- **WHAT IS EXPECTED**: List each line of the data in which the string "matplotlib" appears.
# MATERIAL PROVIDED start
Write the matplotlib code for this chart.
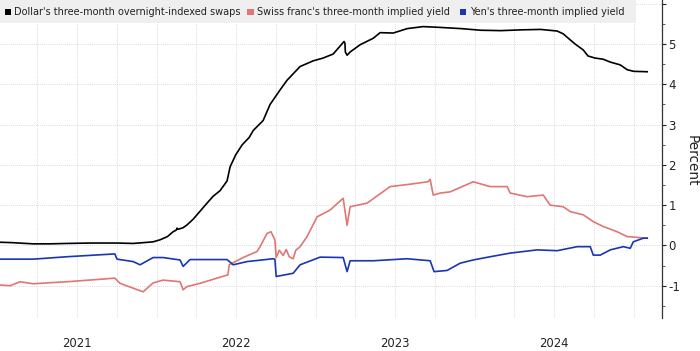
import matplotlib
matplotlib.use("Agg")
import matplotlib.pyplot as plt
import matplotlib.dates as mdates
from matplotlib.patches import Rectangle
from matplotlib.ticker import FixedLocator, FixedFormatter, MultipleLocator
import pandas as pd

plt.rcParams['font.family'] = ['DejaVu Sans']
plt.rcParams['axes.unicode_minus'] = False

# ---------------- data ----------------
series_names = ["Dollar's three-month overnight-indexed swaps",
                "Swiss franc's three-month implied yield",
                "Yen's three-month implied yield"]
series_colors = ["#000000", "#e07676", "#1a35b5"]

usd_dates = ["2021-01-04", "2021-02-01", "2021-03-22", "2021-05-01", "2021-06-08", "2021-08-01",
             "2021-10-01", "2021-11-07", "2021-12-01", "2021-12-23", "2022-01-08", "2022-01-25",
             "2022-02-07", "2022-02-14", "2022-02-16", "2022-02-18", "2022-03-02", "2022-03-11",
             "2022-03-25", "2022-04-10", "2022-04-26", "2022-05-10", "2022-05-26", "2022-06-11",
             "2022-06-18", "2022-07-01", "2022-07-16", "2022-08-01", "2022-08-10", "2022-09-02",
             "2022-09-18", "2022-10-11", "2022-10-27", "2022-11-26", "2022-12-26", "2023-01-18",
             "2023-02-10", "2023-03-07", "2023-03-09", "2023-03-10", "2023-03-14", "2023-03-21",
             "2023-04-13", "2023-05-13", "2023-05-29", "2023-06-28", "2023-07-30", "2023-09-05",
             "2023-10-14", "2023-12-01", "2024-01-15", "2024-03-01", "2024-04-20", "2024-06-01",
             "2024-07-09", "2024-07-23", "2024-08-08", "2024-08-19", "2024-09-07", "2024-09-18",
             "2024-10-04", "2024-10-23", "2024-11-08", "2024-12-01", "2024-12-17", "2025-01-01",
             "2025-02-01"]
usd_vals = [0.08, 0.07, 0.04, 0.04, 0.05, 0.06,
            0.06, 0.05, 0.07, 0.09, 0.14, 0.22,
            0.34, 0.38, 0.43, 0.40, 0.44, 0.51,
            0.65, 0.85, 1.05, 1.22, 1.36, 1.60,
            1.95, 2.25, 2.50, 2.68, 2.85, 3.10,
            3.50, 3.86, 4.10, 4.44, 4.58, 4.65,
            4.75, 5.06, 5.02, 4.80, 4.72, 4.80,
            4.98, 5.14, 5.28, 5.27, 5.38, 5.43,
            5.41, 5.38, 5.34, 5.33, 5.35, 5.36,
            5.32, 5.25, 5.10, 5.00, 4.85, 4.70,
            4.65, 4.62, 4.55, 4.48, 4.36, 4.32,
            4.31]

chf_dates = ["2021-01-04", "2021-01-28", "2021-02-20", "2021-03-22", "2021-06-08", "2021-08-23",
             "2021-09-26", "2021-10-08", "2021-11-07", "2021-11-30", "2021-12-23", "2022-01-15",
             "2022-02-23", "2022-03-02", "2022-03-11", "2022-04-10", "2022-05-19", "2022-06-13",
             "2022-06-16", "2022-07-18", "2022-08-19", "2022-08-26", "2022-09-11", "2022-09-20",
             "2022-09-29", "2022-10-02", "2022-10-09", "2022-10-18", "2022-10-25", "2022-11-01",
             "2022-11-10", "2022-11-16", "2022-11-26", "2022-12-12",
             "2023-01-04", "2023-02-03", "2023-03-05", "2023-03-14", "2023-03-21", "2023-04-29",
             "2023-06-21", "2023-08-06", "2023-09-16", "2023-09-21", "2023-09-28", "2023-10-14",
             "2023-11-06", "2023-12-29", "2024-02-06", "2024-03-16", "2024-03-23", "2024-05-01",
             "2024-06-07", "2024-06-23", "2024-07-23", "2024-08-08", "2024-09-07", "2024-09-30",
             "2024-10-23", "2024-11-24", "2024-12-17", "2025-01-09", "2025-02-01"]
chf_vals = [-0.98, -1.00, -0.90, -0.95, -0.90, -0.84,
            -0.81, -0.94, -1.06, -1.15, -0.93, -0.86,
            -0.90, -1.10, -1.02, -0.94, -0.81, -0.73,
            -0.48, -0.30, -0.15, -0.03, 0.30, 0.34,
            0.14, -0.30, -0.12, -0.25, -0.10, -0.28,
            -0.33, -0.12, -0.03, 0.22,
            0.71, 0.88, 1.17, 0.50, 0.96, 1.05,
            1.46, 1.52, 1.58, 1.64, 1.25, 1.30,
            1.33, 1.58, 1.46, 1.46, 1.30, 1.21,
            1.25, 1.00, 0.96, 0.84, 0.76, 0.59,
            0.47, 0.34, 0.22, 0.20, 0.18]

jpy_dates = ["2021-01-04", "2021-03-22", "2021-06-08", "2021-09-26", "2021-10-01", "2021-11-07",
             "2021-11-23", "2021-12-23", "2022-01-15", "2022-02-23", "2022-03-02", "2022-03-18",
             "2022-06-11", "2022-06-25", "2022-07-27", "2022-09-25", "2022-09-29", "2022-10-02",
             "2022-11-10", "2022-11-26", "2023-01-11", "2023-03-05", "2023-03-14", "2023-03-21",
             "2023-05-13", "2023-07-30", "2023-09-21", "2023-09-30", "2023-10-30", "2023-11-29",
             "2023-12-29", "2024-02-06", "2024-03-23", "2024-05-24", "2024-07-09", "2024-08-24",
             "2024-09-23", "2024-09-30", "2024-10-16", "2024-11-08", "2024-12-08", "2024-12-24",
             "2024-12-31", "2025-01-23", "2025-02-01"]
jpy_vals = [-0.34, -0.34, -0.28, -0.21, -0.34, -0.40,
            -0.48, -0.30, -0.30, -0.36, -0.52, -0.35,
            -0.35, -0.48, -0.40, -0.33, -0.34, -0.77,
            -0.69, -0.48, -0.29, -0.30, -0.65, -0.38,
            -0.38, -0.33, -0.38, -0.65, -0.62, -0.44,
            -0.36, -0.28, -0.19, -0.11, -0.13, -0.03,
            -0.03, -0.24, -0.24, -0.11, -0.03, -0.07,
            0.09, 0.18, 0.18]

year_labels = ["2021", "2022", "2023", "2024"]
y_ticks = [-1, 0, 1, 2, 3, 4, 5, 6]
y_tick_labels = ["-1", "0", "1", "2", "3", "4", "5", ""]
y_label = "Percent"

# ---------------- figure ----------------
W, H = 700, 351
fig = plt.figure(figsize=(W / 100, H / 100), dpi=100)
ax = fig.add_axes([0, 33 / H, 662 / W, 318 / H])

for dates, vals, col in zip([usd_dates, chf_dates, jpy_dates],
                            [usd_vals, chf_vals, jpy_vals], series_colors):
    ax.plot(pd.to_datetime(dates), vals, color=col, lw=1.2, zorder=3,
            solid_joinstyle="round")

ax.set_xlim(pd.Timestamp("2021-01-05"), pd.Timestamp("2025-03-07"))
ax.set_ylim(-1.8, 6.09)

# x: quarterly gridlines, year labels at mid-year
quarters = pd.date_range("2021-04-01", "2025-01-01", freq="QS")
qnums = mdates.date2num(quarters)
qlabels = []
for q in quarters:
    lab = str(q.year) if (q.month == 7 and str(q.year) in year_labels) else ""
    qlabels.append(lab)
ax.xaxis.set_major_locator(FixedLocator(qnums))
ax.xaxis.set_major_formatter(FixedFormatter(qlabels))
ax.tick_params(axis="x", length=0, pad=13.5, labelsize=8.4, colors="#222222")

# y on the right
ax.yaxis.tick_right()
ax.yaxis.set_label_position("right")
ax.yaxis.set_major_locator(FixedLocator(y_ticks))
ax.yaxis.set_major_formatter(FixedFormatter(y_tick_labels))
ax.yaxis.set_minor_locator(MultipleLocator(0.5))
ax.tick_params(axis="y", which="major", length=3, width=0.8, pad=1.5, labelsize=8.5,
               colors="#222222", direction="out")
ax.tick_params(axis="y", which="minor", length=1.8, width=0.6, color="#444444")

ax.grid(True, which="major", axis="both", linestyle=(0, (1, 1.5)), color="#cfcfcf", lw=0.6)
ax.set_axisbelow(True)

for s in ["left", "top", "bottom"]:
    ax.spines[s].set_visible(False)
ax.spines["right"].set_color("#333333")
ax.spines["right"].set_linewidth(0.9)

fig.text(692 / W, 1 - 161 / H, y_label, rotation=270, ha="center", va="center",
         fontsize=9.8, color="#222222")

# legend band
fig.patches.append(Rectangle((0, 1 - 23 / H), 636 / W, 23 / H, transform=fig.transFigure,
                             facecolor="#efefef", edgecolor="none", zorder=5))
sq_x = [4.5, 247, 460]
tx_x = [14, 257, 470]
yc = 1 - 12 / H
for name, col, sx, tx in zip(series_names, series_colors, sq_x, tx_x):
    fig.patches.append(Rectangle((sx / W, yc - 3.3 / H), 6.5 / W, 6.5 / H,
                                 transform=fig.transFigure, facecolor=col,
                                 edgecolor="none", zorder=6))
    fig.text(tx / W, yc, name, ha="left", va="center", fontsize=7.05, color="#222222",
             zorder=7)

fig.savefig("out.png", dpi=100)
# MATERIAL PROVIDED end
- **TASK SOLUTION**:
Write the matplotlib code for this chart.
import matplotlib
matplotlib.use("Agg")
import matplotlib.pyplot as plt
import matplotlib.dates as mdates
from matplotlib.patches import Rectangle
from matplotlib.ticker import FixedLocator, FixedFormatter, MultipleLocator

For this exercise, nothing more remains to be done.